## begin Data lines
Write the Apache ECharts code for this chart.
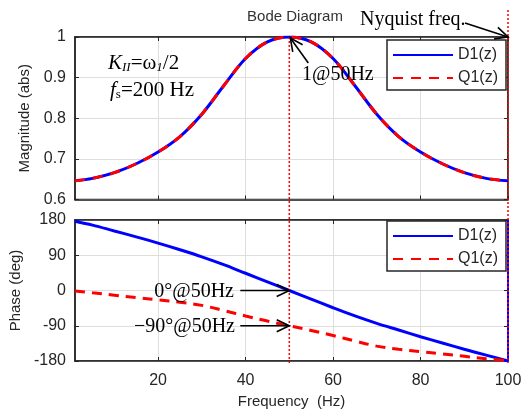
<!DOCTYPE html>
<html>
<head>
<meta charset="utf-8">
<script src="https://cdn.jsdelivr.net/npm/echarts@6/dist/echarts.min.js"></script>
<style>
html,body{margin:0;padding:0;background:#fff;}
#c{width:530px;height:412px;}
</style>
</head>
<body>
<div id="c"></div>
<script>
// ---- data ----
const freq   = [1, 5, 10, 15, 20, 25, 30, 35, 40, 45, 50, 55, 60, 65, 70, 75, 80, 85, 90, 95, 100];
const magD   = [0.646, 0.652, 0.666, 0.688, 0.717, 0.755, 0.810, 0.880, 0.947, 0.988, 1.0, 0.988, 0.947, 0.880, 0.810, 0.755, 0.717, 0.688, 0.666, 0.652, 0.646];
const magQ   = [0.646, 0.652, 0.666, 0.688, 0.717, 0.755, 0.810, 0.880, 0.947, 0.988, 1.0, 0.988, 0.947, 0.880, 0.810, 0.755, 0.717, 0.688, 0.666, 0.652, 0.646];
const phaseD = [177, 167, 152, 137, 121, 104, 86, 66, 44, 22, 0, -22, -44, -65, -84, -101, -118, -134, -150, -165, -180];
const phaseQ = [-1, -6, -12, -18, -24, -30, -38, -51, -65, -78, -90, -102, -115, -129, -142, -150, -156, -162, -168, -174, -179];
const phaseWrapF = [100, 100];
const phaseWrapD = [-180, 180];
const xTicks = [20, 40, 60, 80, 100];
const markF = [50, 100];

const zip = (a, b) => a.map((v, i) => [v, b[i]]);
const BLUE = '#0000ff', RED = '#ff0000', INK = '#262626';
const SANS = 'Liberation Sans, Arial, sans-serif';
const SERIF = 'Liberation Serif, Times New Roman, serif';

const chart = echarts.init(document.getElementById('c'), null, {renderer: 'canvas'});

function xAx(grid, pos, labels, name) {
  return {
    type: 'value', gridIndex: grid, position: pos, min: 1, max: 100,
    axisLine: {show: true, onZero: false, lineStyle: {color: INK, width: 1.5}},
    axisTick: {show: true, inside: true, length: 4, customValues: xTicks, lineStyle: {color: INK}},
    axisLabel: {show: labels, customValues: xTicks, fontSize: 16, color: INK, fontFamily: SANS, margin: 12},
    splitLine: {show: pos === 'bottom', lineStyle: {color: '#dedede', width: 1}},
    name: name || '', nameLocation: 'middle', nameGap: 33,
    nameTextStyle: {fontSize: 15, color: INK, fontFamily: SANS}
  };
}
function yAx(grid, pos, min, max, interval, labels, name, gap) {
  return {
    type: 'value', gridIndex: grid, position: pos, min: min, max: max, interval: interval,
    axisLine: {show: true, onZero: false, lineStyle: {color: INK, width: 1.5}},
    axisTick: {show: true, inside: true, length: 4, lineStyle: {color: INK}},
    axisLabel: {show: labels, fontSize: 16, color: INK, fontFamily: SANS, margin: 9},
    splitLine: {show: pos === 'left', lineStyle: {color: '#dedede', width: 1}},
    name: name || '', nameLocation: 'middle', nameGap: gap || 0,
    nameTextStyle: {fontSize: 15, color: INK, fontFamily: SANS}
  };
}

const lineCommon = {type: 'line', symbol: 'none', smooth: 0.35, z: 3};
const legendCommon = {
  data: ['D1(z)', 'Q1(z)'], orient: 'vertical', left: 387,
  itemWidth: 60, itemHeight: 16, itemGap: 7, padding: [7, 8, 4, 5],
  backgroundColor: '#fff', borderColor: INK, borderWidth: 1.5, borderRadius: 0,
  itemStyle: {opacity: 0},
  textStyle: {fontSize: 16, color: INK, fontFamily: SANS}, selectedMode: false
};

const option = {
  animation: false,
  backgroundColor: '#fff',
  title: {
    text: 'Bode Diagram', left: 290, top: 4, textAlign: 'center',
    textStyle: {fontSize: 15, fontWeight: 'normal', color: '#333', fontFamily: SANS}
  },
  grid: [
    {left: 75, right: 22, top: 37, height: 162.5, show: true, borderColor: INK, borderWidth: 1.5, backgroundColor: '#fff'},
    {left: 75, right: 22, top: 220, height: 141, show: true, borderColor: INK, borderWidth: 1.5, backgroundColor: '#fff'}
  ],
  xAxis: [
    xAx(0, 'bottom', false),
    xAx(1, 'bottom', true, 'Frequency  (Hz)'),
    xAx(0, 'top', false),
    xAx(1, 'top', false)
  ],
  yAxis: [
    yAx(0, 'left', 0.6, 1, 0.1, true, 'Magnitude (abs)', 37),
    yAx(1, 'left', -180, 180, 90, true, 'Phase (deg)', 47),
    yAx(0, 'right', 0.6, 1, 0.1, false),
    yAx(1, 'right', -180, 180, 90, false)
  ],
  legend: [
    Object.assign({}, legendCommon, {top: 40}),
    Object.assign({}, legendCommon, {top: 221})
  ],
  series: [
    Object.assign({}, lineCommon, {name: 'D1(z)', xAxisIndex: 0, yAxisIndex: 0, data: zip(freq, magD),
      lineStyle: {color: BLUE, width: 3}, itemStyle: {color: BLUE}}),
    Object.assign({}, lineCommon, {name: 'Q1(z)', xAxisIndex: 0, yAxisIndex: 0, data: zip(freq, magQ), z: 4,
      lineStyle: {color: RED, width: 3, type: [10, 8]}, itemStyle: {color: RED}}),
    Object.assign({}, lineCommon, {name: 'D1(z)', xAxisIndex: 1, yAxisIndex: 1, data: zip(freq, phaseD),
      lineStyle: {color: BLUE, width: 3}, itemStyle: {color: BLUE}}),
    Object.assign({}, lineCommon, {name: 'Q1(z)', xAxisIndex: 1, yAxisIndex: 1, data: zip(freq, phaseQ), z: 4,
      lineStyle: {color: RED, width: 3, type: [10, 7]}, itemStyle: {color: RED}}),
    Object.assign({}, lineCommon, {name: 'D1(z)', xAxisIndex: 1, yAxisIndex: 1, data: zip(phaseWrapF, phaseWrapD), smooth: false,
      lineStyle: {color: BLUE, width: 2}, itemStyle: {color: BLUE}})
  ]
};
chart.setOption(option);

// ---- annotations placed through the axes' own scales ----
const p0 = (x, y) => chart.convertToPixel({xAxisIndex: 0, yAxisIndex: 0}, [x, y]);
const p1 = (x, y) => chart.convertToPixel({xAxisIndex: 1, yAxisIndex: 1}, [x, y]);

function arrow(x1, y1, x2, y2) {
  const a = Math.atan2(y2 - y1, x2 - x1), L = 14, w = 0.45;
  const h1 = [x2 - L * Math.cos(a - w), y2 - L * Math.sin(a - w)];
  const h2 = [x2 - L * Math.cos(a + w), y2 - L * Math.sin(a + w)];
  return [
    {type: 'line', z: 50, shape: {x1: x1, y1: y1, x2: x2, y2: y2}, style: {stroke: '#000', lineWidth: 1.6}},
    {type: 'polyline', z: 50, shape: {points: [h1, [x2, y2], h2]}, style: {stroke: '#000', lineWidth: 1.6, fill: null}}
  ];
}

const topTop = p0(50, 1)[1];
const botBot = p1(50, -180)[1];
const x50 = p0(markF[0], 1)[0];
const x100 = p0(markF[1], 1)[0];
const peak = p0(50, 1);
const nyq = p0(100, 1);
const ph0 = p1(50, 0);
const ph90 = p1(50, -90);

const g = [];
g.push({type: 'line', z: 40, shape: {x1: x50, y1: topTop, x2: x50, y2: botBot + 2}, style: {stroke: RED, lineWidth: 1.5, lineDash: [2, 2]}});
g.push({type: 'line', z: 40, shape: {x1: x100, y1: 10, x2: x100, y2: botBot + 2}, style: {stroke: RED, lineWidth: 1.5, lineDash: [2, 2]}});

g.push({type: 'text', z: 50, x: 108, y: 50, style: {
  text: '{i|K}{is|II}{n|=ω}{is|1}{n|/2}', fontFamily: SERIF,
  rich: {
    i: {fontFamily: SERIF, fontSize: 21, fontStyle: 'italic', fill: '#000', verticalAlign: 'bottom', lineHeight: 24},
    is: {fontFamily: SERIF, fontSize: 13, fontStyle: 'italic', fill: '#000', verticalAlign: 'bottom', lineHeight: 22},
    n: {fontFamily: SERIF, fontSize: 21, fill: '#000', verticalAlign: 'bottom', lineHeight: 24}
  }}});
g.push({type: 'text', z: 50, x: 110, y: 77, style: {
  text: '{i|f}{s|s}{n|=200 Hz}', fontFamily: SERIF,
  rich: {
    i: {fontFamily: SERIF, fontSize: 21, fontStyle: 'italic', fill: '#000', verticalAlign: 'bottom', lineHeight: 24},
    s: {fontFamily: SERIF, fontSize: 13, fill: '#000', verticalAlign: 'bottom', lineHeight: 22},
    n: {fontFamily: SERIF, fontSize: 21, fill: '#000', verticalAlign: 'bottom', lineHeight: 24}
  }}});

g.push({type: 'text', z: 50, x: 302, y: 75, style: {text: '1@50Hz', fontFamily: SERIF, fontSize: 20, fill: '#000', verticalAlign: 'middle'}});
g.push(...arrow(peak[0] + 19, peak[1] + 26, peak[0] + 1, peak[1] + 1));

g.push({type: 'text', z: 50, x: 360, y: 20, style: {text: 'Nyquist freq.', fontFamily: SERIF, fontSize: 20, fill: '#000', verticalAlign: 'middle'}});
g.push(...arrow(nyq[0] - 43, nyq[1] - 14, nyq[0], nyq[1]));

g.push({type: 'text', z: 50, x: 234, y: ph0[1] + 1, style: {text: '0°@50Hz', fontFamily: SERIF, fontSize: 20, fill: '#000', align: 'right', verticalAlign: 'middle'}});
g.push(...arrow(ph0[0] - 49, ph0[1], ph0[0], ph0[1]));
g.push({type: 'text', z: 50, x: 235, y: ph90[1] + 1, style: {text: '\u221290°@50Hz', fontFamily: SERIF, fontSize: 20, fill: '#000', align: 'right', verticalAlign: 'middle'}});
g.push(...arrow(ph90[0] - 49, ph90[1], ph90[0], ph90[1]));

chart.setOption({graphic: g});
</script>
</body>
</html>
## end Data lines
Required task
Restate exactly, please, only the lines between the start of the data and the line containing "const markF = [50, 100];", both ends included, skipping the pictures.

Solution for this task
Write the Apache ECharts code for this chart.
<!DOCTYPE html>
<html>
<head>
<meta charset="utf-8">
<script src="https://cdn.jsdelivr.net/npm/echarts@6/dist/echarts.min.js"></script>
<style>
html,body{margin:0;padding:0;background:#fff;}
#c{width:530px;height:412px;}
</style>
</head>
<body>
<div id="c"></div>
<script>
// ---- data ----
const freq   = [1, 5, 10, 15, 20, 25, 30, 35, 40, 45, 50, 55, 60, 65, 70, 75, 80, 85, 90, 95, 100];
const magD   = [0.646, 0.652, 0.666, 0.688, 0.717, 0.755, 0.810, 0.880, 0.947, 0.988, 1.0, 0.988, 0.947, 0.880, 0.810, 0.755, 0.717, 0.688, 0.666, 0.652, 0.646];
const magQ   = [0.646, 0.652, 0.666, 0.688, 0.717, 0.755, 0.810, 0.880, 0.947, 0.988, 1.0, 0.988, 0.947, 0.880, 0.810, 0.755, 0.717, 0.688, 0.666, 0.652, 0.646];
const phaseD = [177, 167, 152, 137, 121, 104, 86, 66, 44, 22, 0, -22, -44, -65, -84, -101, -118, -134, -150, -165, -180];
const phaseQ = [-1, -6, -12, -18, -24, -30, -38, -51, -65, -78, -90, -102, -115, -129, -142, -150, -156, -162, -168, -174, -179];
const phaseWrapF = [100, 100];
const phaseWrapD = [-180, 180];
const xTicks = [20, 40, 60, 80, 100];
const markF = [50, 100];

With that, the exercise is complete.